4. The Department of Children and Families had reports of suspected neglect or abuse of the children as far back as 2010. DCF could have obtained permission to take the children out of the home for a 96 hour hold in order to physically, mentally, and emotionally evaluate Matthew and his sister. DCF could have petitioned the juvenile court for temporary custody of the children long before it did. DCF could have petitioned the court to compel the appearance of the Mother in court for hearings, or to terminate the parental rights of the children. (See CGS§§ 17a-101g, 17a-112, 17a-113.) DCF did none of those things.

 

5. The Juvenile Court could have ordered the DCF social workers and the attorney for the child to physically see Matthew and report to the court; on its own the court could have ordered an evaluation of the parent and the children; it could have issued an order of civil and/or criminal contempt against the Mother for failure to appear in court five times, had her arrested and jailed, and had the children placed in foster care; and it could have held more than a 45 second hearing into the issues before agreeing with DCF to just close the case.

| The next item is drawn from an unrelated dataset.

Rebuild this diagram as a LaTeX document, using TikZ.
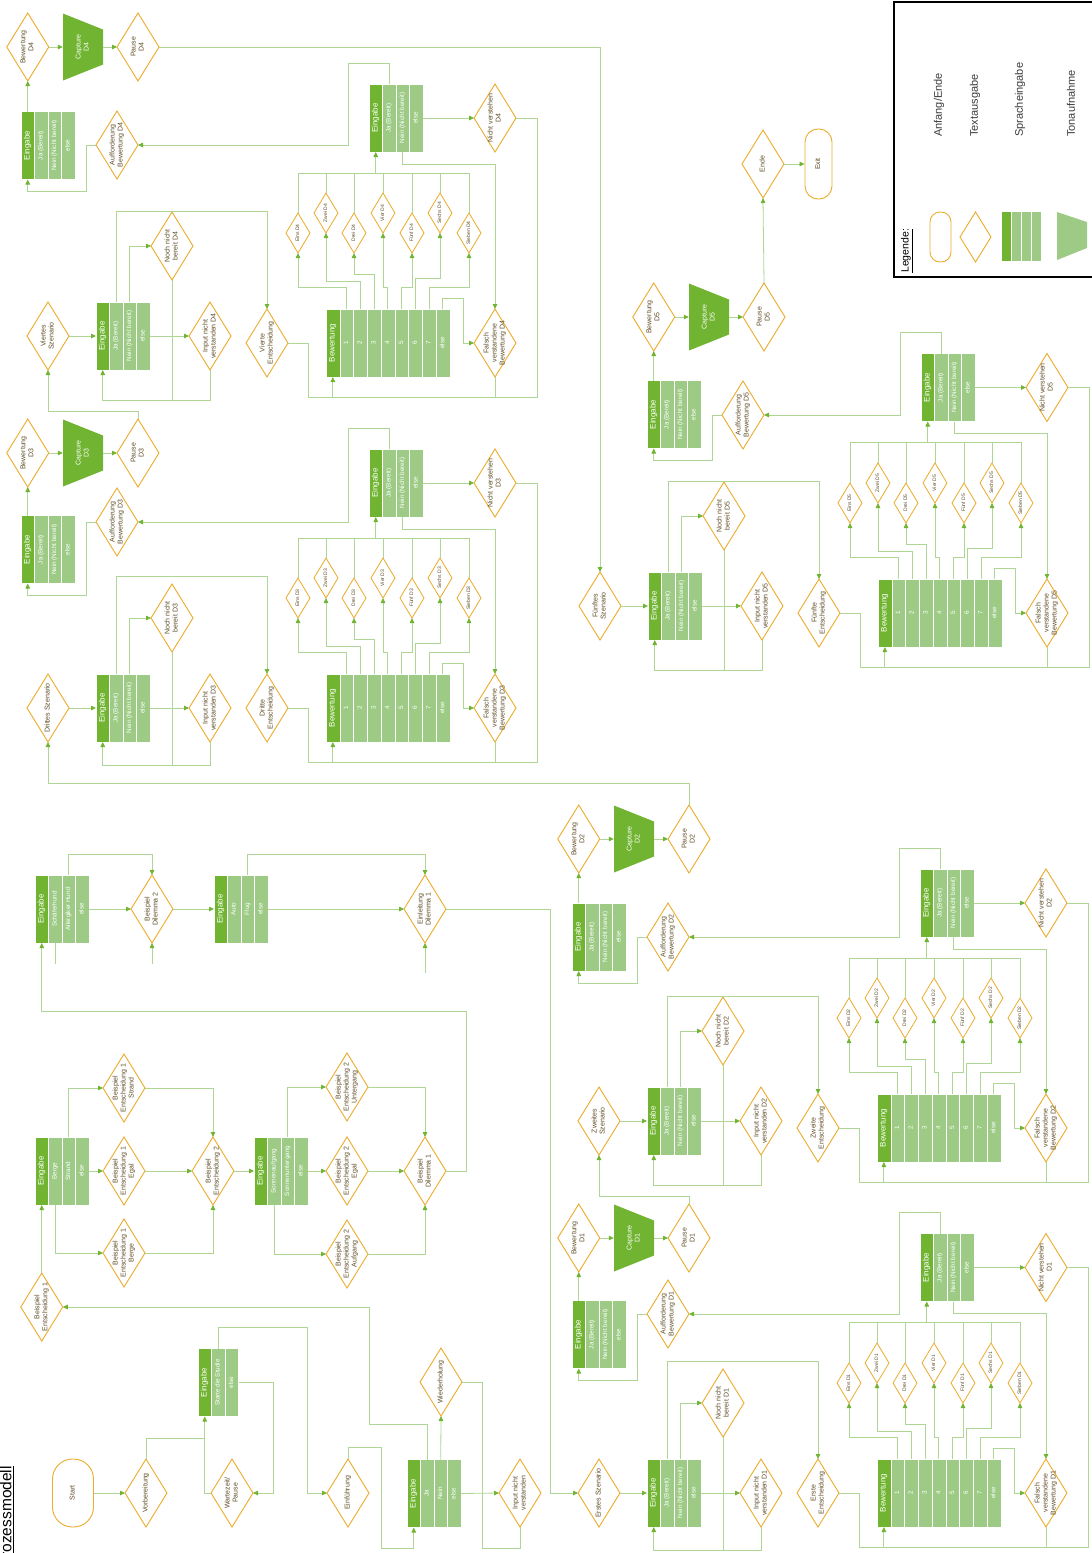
\documentclass[tikz,border=0pt]{standalone}
\usepackage{fontspec}
\setmainfont{Liberation Sans}
\usepackage{graphicx}
\usetikzlibrary{arrows.meta,shapes.geometric,calc}

\definecolor{gD}{RGB}{112,180,50}
\definecolor{gL}{RGB}{157,203,134}
\definecolor{lnC}{RGB}{176,214,150}
\definecolor{orC}{RGB}{236,172,44}
\definecolor{txC}{RGB}{95,75,35}
\definecolor{lgT}{RGB}{60,60,60}

\newcommand{\rt}[1]{\smash{\makebox[0pt]{\raisebox{-.5\height}{\rotatebox{90}{\begin{tabular}{@{}c@{}}#1\end{tabular}}}}}}

\tikzset{
  dia/.style={diamond, draw=orC, line width=0.9pt, fill=white, inner sep=0pt, outer sep=0pt,
    minimum width=42pt, minimum height=68pt, text=txC, font=\fontsize{7}{8}\selectfont},
  sdia/.style={dia, minimum width=24pt, minimum height=40pt, line width=0.8pt, font=\fontsize{5}{5.5}\selectfont},
  ecol/.style={rectangle, draw=white, line width=0.5pt, inner sep=0pt, outer sep=0pt, minimum height=68pt, text=white},
  con/.style={draw=lnC, line width=0.8pt},
  arr/.style={con, -{Triangle[length=5pt,width=4.5pt,color=gD]}},
  term/.style={rectangle, draw=orC, line width=0.9pt, fill=white, inner sep=0pt, text=txC, font=\fontsize{7}{8}\selectfont},
  capt/.style={rectangle, fill=white, inner sep=0pt, minimum width=40pt, minimum height=67pt, text=white,
    font=\fontsize{7}{8}\selectfont,
    path picture={\fill[gD] (path picture bounding box.north west) -- ([yshift=-16pt]path picture bounding box.north east)
      -- ([yshift=16pt]path picture bounding box.south east) -- (path picture bounding box.south west) -- cycle;}},
}

% name, xleft, ycenter, column width, labels
\newcommand{\ebox}[5]{%
  \foreach \lab [count=\i from 0] in {#5} {
    \pgfmathsetmacro{\cx}{#2+#4/2+#4*\i}
    \ifnum\i=0\relax
      \node[ecol, minimum width=#4 pt, fill=gD, font=\fontsize{8}{9}\selectfont] (#1-\i) at (\cx,#3) {\rt{\lab}};
    \else
      \node[ecol, minimum width=#4 pt, fill=gL, font=\fontsize{6.3}{7}\selectfont] (#1-\i) at (\cx,#3) {\rt{\lab}};
    \fi
  }%
}

% id, X, Y (Szenario), E (Entscheidung), R (rating box), A (x of A box), AY, AU (Aufforderung y), B (Bewertung y)
\newcommand{\cluster}[9]{%
  \node[dia] (sz#1) at (#2,#3) {\rt{\szname}};
  \ebox{s#1}{#2+48}{#3}{13.5}{Eingabe,Ja (Bereit),Nein (Nicht bereit),else}
  \node[dia] (nnb#1) at ({#2+124},{#3-90}) {\rt{Noch nicht\\bereit #1}};
  \node[dia] (inv#1) at ({#2+162},{#3}) {\rt{Input nicht\\verstanden #1}};
  \node[dia] (ent#1) at ({#2+219},{#4}) {\rt{\entname}};
  \ebox{bw#1}{#2+278}{#4}{13.75}{Bewertung,1,2,3,4,5,6,7,else}
  \foreach \k/\dx/\dy/\nm in {1/250/110/Eins,2/278/130/Zwei,3/306/110/Drei,4/335/130/Vier,5/364/110/Fünf,6/392/130/Sechs,7/421/110/Sieben}
    {\node[sdia] (sd#1-\k) at ({#2+\dx},{#4-\dy}) {\rt{\nm\ #1}};}
  \ebox{r#1}{#2+321}{#5}{13.5}{Eingabe,Ja (Bereit),Nein (Nicht bereit),else}
  \node[dia] (nv#1) at ({#2+447},{#5}) {\rt{Nicht verstehen\\#1}};
  \node[dia] (fv#1) at ({#2+447},{#4}) {\rt{Falsch\\verstandene\\Bewertung #1}};
  \ebox{a#1}{#6}{#7}{13.5}{Eingabe,Ja (Bereit),Nein (Nicht bereit),else}
  \node[dia] (auf#1) at ({#6+96},{#8}) {\rt{Aufforderung\\Bewertung #1}};
  \node[dia] (bd#1) at ({#6+6.75},{#9}) {\rt{Bewertung\\#1}};
  \node[capt] (cap#1) at ({#6+62},{#9}) {\rt{Capture\\#1}};
  \node[dia] (pa#1) at ({#6+117},{#9}) {\rt{Pause\\#1}};
  \coordinate (bus#1) at ({#2+327.75},{#5+55});
  \draw[arr] (sz#1.east) -- (s#1-0.west);
  \draw[arr] (s#1-1.north) |- ({#2+219},{#4-132}) -- (ent#1.north);
  \draw[arr] (s#1-2.north) |- (nnb#1.west);
  \draw[arr] (s#1-3.east) -- (inv#1.west);
  \draw[con] (nnb#1.south) -- ({#2+124},{#4+57});
  \draw[arr] (inv#1.south) -- ({#2+162},{#4+57}) -| (s#1-0.south);
  \draw[arr] (ent#1.east) -| ({#2+260},{#4+54}) -| (bw#1-0.south);
  \draw[con] (nv#1.east) -| ({#2+489},{#4+54}) -- ({#2+285},{#4+54});
  \draw[con] (fv#1.south) -- ({#2+447},{#4+54});
  \foreach \k/\lev in {1/22,2/28,3/35,4/22,5/22,6/31,7/22}
    {\draw[arr] (bw#1-\k.north) -- ++(0,-\lev) -| (sd#1-\k.south);}
  \draw[arr] (bw#1-8.north) -- ++(0,-11) -| ({#2+415},{#4}) -- (fv#1.west);
  \foreach \k in {1,...,7} {\draw[con] (sd#1-\k.north) |- (bus#1);}
  \draw[arr] (bus#1) -- (r#1-0.south);
  \draw[arr] (r#1-1.north) -- ++(0,-21) -| ({#2+300},{#8}) -- (auf#1.east);
  \draw[arr] (r#1-2.south) -- ++(0,12) -| (fv#1.north);
  \draw[arr] (r#1-3.east) -- (nv#1.west);
  \draw[arr] (auf#1.west) -| ({#6+65},{#7+46}) -| (a#1-0.south);
  \draw[arr] (a#1-0.north) -- (bd#1.south);
  \draw[arr] (bd#1.east) -- (cap#1.west);
  \draw[arr] (cap#1.east) -- (pa#1.west);
}

\begin{document}
\begin{tikzpicture}[x=1pt,y=-1pt]
\useasboundingbox (0,0) rectangle (1092,1553);
\fill[white] (0,0) rectangle (1092,1553);

% ---------- title ----------
\node[anchor=north west, inner sep=0pt] (title) at (0,1466)
  {\rotatebox{90}{\fontsize{15.5}{18}\selectfont\underline{Prozessmodell}}};

% ---------- start chain ----------
\node[term, minimum width=41pt, minimum height=68pt, rounded corners=20pt] (start) at (73,1493) {\rt{Start}};
\node[dia] (vorb) at (146,1493) {\rt{Vorbereitung}};
\ebox{st}{198}{1382.5}{13.5}{Eingabe,Starte die Studie,else}
\node[dia] (wz) at (232,1493) {\rt{Wartezeit/\\Pause}};
\node[dia] (einf) at (348,1493) {\rt{Einführung}};
\ebox{w}{407}{1493.5}{13.5}{Eingabe,Ja,Nein,else}
\node[dia] (wied) at (441,1382) {\rt{Wiederholung}};
\node[dia] (inv0) at (520,1493) {\rt{Input nicht\\verstanden}};

\draw[arr] (start.east) -- (vorb.west);
\draw[arr] (vorb.north) |- (204.75,1438) -- (st-0.south);
\draw[con] (wz.west) -| (204.75,1438);
\draw[arr] (st-2.east) -| (273,1493) -- (wz.east);
\draw[arr] (st-1.north) |- (307,1327) |- (einf.west);
\draw[arr] (einf.north) |- (381,1447) |- (413.75,1548) -- (w-0.south);
\draw[arr] (w-2.north) -- (wied.south);
\draw[arr] (w-3.east) -- (inv0.west);
\draw[con] (wied.east) -| (482,1548);
\draw[con] (inv0.south) |- (482,1548);

% ---------- Beispiel section ----------
\node[dia] (be1) at (41.75,1307) {\rt{Beispiel\\Entscheidung 1}};
\ebox{b1}{35}{1171}{13.5}{Eingabe,Berge,Strand,else}
\node[dia] (strand) at (124,1088) {\rt{Beispiel\\Entscheidung 1\\Strand}};
\node[dia] (egal1) at (124,1171) {\rt{Beispiel\\Entscheidung 1\\Egal}};
\node[dia] (berge) at (124,1253) {\rt{Beispiel\\Entscheidung 1\\Berge}};
\node[dia] (bent2) at (213,1171) {\rt{Beispiel\\Entscheidung 2}};
\ebox{b2}{254}{1171}{13.5}{Eingabe,Sonnenaufgang,Sonnenuntergang,else}
\node[dia] (unt) at (347,1087) {\rt{Beispiel\\Entscheidung 2\\Untergang}};
\node[dia] (egal2) at (347,1171) {\rt{Beispiel\\Entscheidung 2\\Egal}};
\node[dia] (aufg) at (347,1254) {\rt{Beispiel\\Entscheidung 2\\Aufgang}};
\node[dia] (bdil1) at (425,1171) {\rt{Beispiel\\Dilemma 1}};

\draw[arr] (w-1.north) |- (369,1424) |- (be1.east);
\draw[arr] (be1.north) -- (b1-0.south);
\draw[arr] (b1-2.north) |- (strand.west);
\draw[arr] (b1-3.east) -- (egal1.west);
\draw[arr] (b1-1.south) |- (berge.west);
\draw[arr] (strand.east) -| (bent2.north);
\draw[arr] (egal1.east) -- (bent2.west);
\draw[arr] (berge.east) -| (bent2.south);
\draw[arr] (bent2.east) -- (b2-0.west);
\draw[arr] (b2-2.north) |- (unt.west);
\draw[arr] (b2-3.east) -- (egal2.west);
\draw[arr] (b2-1.south) |- (aufg.west);
\draw[arr] (unt.east) -| (bdil1.north);
\draw[arr] (egal2.east) -- (bdil1.west);
\draw[arr] (aufg.east) -| (bdil1.south);

% ---------- Dilemma section ----------
\ebox{dil}{35}{909}{13.5}{Eingabe,Schäferhund,Allergiker Hund,else}
\node[dia] (bdil2) at (152,909) {\rt{Beispiel\\Dilemma  2}};
\ebox{dilb}{214}{909}{13.5}{Eingabe,Auto,Flug,else}
\node[dia] (eind1) at (425,909) {\rt{Einleitung\\Dilemma 1}};
\coordinate (stubA) at (152,964);
\coordinate (stubB) at (425,973);

\draw[arr] (bdil1.east) -| (466,1011) -| (dil-0.south);
\draw[arr] (dil-2.north) |- (152,854) -- (bdil2.north);
\draw[arr] (dil-3.east) -- (bdil2.west);
\draw[con] (dil-1.south) -- ++(0,21);
\draw[arr] (stubA) -- (bdil2.south);
\draw[arr] (bdil2.east) -- (dilb-0.west);
\draw[arr] (dilb-2.north) |- (425,854) -- (eind1.north);
\draw[arr] (dilb-3.east) -- (eind1.west);
\draw[arr] (stubB) -- (eind1.south);

% ---------- scenario clusters ----------
\def\szname{Erstes Szenario}\def\entname{Erste\\Entscheidung}
\cluster{D1}{599}{1493}{1493}{1267.5}{572}{1334.5}{1314}{1238}
\def\szname{Zweites\\Szenario}\def\entname{Zweite\\Entscheidung}
\cluster{D2}{599}{1121}{1128}{903}{572}{937}{937}{839}
\def\szname{Drittes Szenario}\def\entname{Dritte\\Entscheidung}
\cluster{D3}{48}{708}{708}{483}{21}{549.5}{522}{453}
\def\szname{Viertes\\Szenario}\def\entname{Vierte\\Entscheidung}
\cluster{D4}{48}{336}{343}{118}{21}{145.5}{145}{47}
\def\szname{Fünftes\\Szenario}\def\entname{Fünfte\\Entscheidung}
\cluster{D5}{600}{606}{613}{387.5}{647}{414.5}{415}{317}

\draw[arr] (eind1.east) -| (550,1493) -- (szD1.west);
\draw[arr] (paD1.north) |- (599,1196) -- (szD2.south);
\draw[arr] (paD2.north) |- (48,783) -- (szD3.south);
\draw[arr] (paD3.north) |- (48,411) -- (szD4.south);
\draw[arr] (paD4.east) -| (szD5.north);

% ---------- end ----------
\node[dia] (ende) at (763,164) {\rt{Ende}};
\node[term, minimum width=27pt, minimum height=70pt, rounded corners=13pt] (exit) at (818.5,164) {\rt{Exit}};
\draw[arr] (paD5.north) -- (ende.south);
\draw[arr] (ende.east) -- (exit.west);

% ---------- legend ----------
\draw[line width=2.5pt] (894,2) rectangle (1110,277);
\node[anchor=south, inner sep=0pt] (lgHead) at (907,273)
  {\rotatebox{90}{\fontsize{10.5}{12}\selectfont\underline{Legende:}}};
\node[term, minimum width=21pt, minimum height=50pt, rounded corners=10pt] (lg1) at (940.5,237) {};
\node[dia, minimum width=31pt, minimum height=50pt] (lg2) at (975.5,237) {};
\foreach \i/\c in {0/gD,1/gL,2/gL,3/gL}
  {\node[ecol, minimum width=10pt, minimum height=50pt, fill=\c] (lg3-\i) at ({1006+10*\i},236) {};}
\fill[gL] (1057,212) -- (1087,222) -- (1087,248) -- (1057,260) -- cycle;
\foreach \nm/\x/\t in {lt1/939/Anfang\slash Ende, lt2/975/Textausgabe, lt3/1020/Spracheingabe, lt4/1071/Tonaufnahme}
  {\node[anchor=south, inner sep=0pt, text=lgT] (\nm) at (\x,137) {\rotatebox{90}{\fontsize{11}{13}\selectfont \t}};}
\end{tikzpicture}
\end{document}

The Juvenile Court did none of those things. (See Wilson v. Cohen, 222 Conn. 591, 596 n.5, 610 A.2d 1177 (1992).

 

If any of these local or state agencies had taken any ONE of those actions, Matthew’s life could have been saved.

 

Each of these local and state agencies failures and incompetencies caused Matthew to die. His death was easily and wholly preventable.

 

Why, then, is the Child Advocate putting all her energy, with a vengeance, into subpoenaing records of homeschoolers, when homeschoolers had nothing to do with his death?

 

Why is she going after homeschoolers when neither Matthew nor his sister were hidden from the so-called “safety net” provided by the public school and by the abuse and neglect statutes already in existence?

 

Why does she want to prove what homeschoolers do or don’t do, when she is turning a very blind eye toward what the public school and all of these state agencies did or didn’t do that resulted in the very real death of a child?

 

Why is she ignoring all of the failures and incompetencies of these agencies that actually contributed to the death of a child?

 

With all of this “unfettered access”, investigative subpoena power, and truly expansive authority that she has, why on earth isn’t she using it to investigate those who could have saved Matthew’s life but didn’t?

 

Why does she seemingly have absolutely no interest in holding those people accountable for the death of a child?

 

It is truly shocking that the Child Advocate is utilizing all of the powers of her office in this most inappropriate manner.

 

It is more than shocking. It is outrageous. Every citizen in this state should be outraged.

 

How and when will she turn her attention to another group of citizens to deflect from any the wrongdoing of agency officials?

 

Who is next? When will she be held accountable?

 

One thing is for sure: homeschoolers will not be used as scapegoats for the failures, ineptitude, and wrongdoing of state agency officials, including the Child Advocate.

 

 

Respectfully submitted: National Home Education Legal Defense, LLC, (NHELD); Connecticut Homeschool Network, (CHN); and The Education Association of Christian Homeschoolers, (TEACH).